-- What the task requires --
Write the lines out again, from the top of the material to the line containing "from matplotlib.patches import Rectangle", pictures excluded.

- - - -

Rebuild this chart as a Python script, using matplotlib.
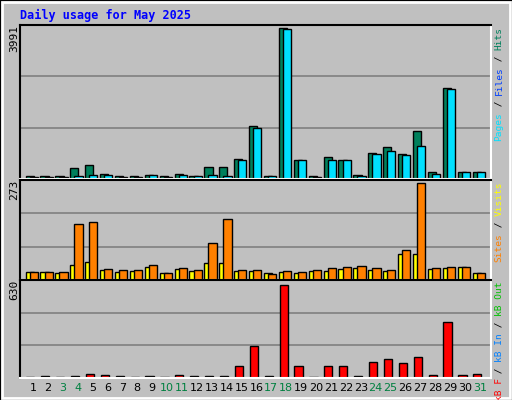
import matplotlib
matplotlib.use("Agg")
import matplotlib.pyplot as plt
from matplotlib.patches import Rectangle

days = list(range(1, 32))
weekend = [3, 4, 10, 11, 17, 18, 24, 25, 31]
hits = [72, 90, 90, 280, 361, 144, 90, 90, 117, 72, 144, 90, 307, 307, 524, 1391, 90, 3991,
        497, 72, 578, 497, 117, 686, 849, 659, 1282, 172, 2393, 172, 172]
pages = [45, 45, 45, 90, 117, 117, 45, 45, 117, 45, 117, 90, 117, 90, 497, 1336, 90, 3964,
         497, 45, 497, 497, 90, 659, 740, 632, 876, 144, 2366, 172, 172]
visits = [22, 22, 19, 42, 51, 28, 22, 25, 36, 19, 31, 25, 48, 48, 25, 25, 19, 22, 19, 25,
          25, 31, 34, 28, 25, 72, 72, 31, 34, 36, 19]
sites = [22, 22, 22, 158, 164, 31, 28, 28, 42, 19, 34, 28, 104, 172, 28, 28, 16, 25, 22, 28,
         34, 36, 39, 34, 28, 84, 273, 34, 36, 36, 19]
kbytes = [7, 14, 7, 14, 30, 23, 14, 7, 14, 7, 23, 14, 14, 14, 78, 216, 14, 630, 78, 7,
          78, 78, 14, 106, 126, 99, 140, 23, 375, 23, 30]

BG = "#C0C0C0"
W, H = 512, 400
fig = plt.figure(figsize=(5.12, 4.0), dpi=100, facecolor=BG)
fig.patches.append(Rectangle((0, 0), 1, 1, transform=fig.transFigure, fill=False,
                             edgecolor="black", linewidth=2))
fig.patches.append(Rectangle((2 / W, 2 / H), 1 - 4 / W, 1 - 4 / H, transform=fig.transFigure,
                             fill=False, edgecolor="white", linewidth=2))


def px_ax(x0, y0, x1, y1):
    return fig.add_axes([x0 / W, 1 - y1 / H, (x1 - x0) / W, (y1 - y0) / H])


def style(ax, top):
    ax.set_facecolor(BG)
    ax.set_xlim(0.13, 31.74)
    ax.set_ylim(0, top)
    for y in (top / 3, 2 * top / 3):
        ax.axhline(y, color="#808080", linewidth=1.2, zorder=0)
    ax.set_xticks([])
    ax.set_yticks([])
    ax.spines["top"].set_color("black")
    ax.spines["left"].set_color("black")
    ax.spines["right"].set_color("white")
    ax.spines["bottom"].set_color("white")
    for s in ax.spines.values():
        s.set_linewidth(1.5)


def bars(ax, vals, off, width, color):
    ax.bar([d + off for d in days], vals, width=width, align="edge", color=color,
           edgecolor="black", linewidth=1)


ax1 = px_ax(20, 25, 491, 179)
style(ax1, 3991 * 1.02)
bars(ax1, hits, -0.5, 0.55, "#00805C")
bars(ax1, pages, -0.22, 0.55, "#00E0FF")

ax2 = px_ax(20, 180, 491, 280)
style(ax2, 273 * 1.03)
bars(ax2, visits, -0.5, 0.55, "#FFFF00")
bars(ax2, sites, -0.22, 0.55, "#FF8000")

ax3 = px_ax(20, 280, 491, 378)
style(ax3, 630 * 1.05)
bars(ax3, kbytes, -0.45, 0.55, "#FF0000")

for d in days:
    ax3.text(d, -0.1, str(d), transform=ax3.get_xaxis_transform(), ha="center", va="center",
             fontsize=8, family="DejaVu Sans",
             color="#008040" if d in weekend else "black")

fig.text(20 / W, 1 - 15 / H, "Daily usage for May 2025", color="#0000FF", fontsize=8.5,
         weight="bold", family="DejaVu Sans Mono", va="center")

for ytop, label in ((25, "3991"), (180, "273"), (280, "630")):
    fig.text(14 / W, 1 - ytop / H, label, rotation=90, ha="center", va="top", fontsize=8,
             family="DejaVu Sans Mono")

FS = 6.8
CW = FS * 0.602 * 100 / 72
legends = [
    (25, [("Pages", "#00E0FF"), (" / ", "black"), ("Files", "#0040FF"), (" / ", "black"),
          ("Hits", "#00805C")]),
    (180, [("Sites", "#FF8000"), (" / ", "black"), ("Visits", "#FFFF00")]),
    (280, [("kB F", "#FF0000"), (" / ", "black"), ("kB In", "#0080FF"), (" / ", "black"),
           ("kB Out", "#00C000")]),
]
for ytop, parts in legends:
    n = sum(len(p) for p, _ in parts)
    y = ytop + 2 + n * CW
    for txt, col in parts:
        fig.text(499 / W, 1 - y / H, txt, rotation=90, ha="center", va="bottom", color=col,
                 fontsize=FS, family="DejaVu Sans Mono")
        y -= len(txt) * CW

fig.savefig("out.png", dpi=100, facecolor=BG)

- - - -

-- The result --
Rebuild this chart as a Python script, using matplotlib.
import matplotlib
matplotlib.use("Agg")
import matplotlib.pyplot as plt
from matplotlib.patches import Rectangle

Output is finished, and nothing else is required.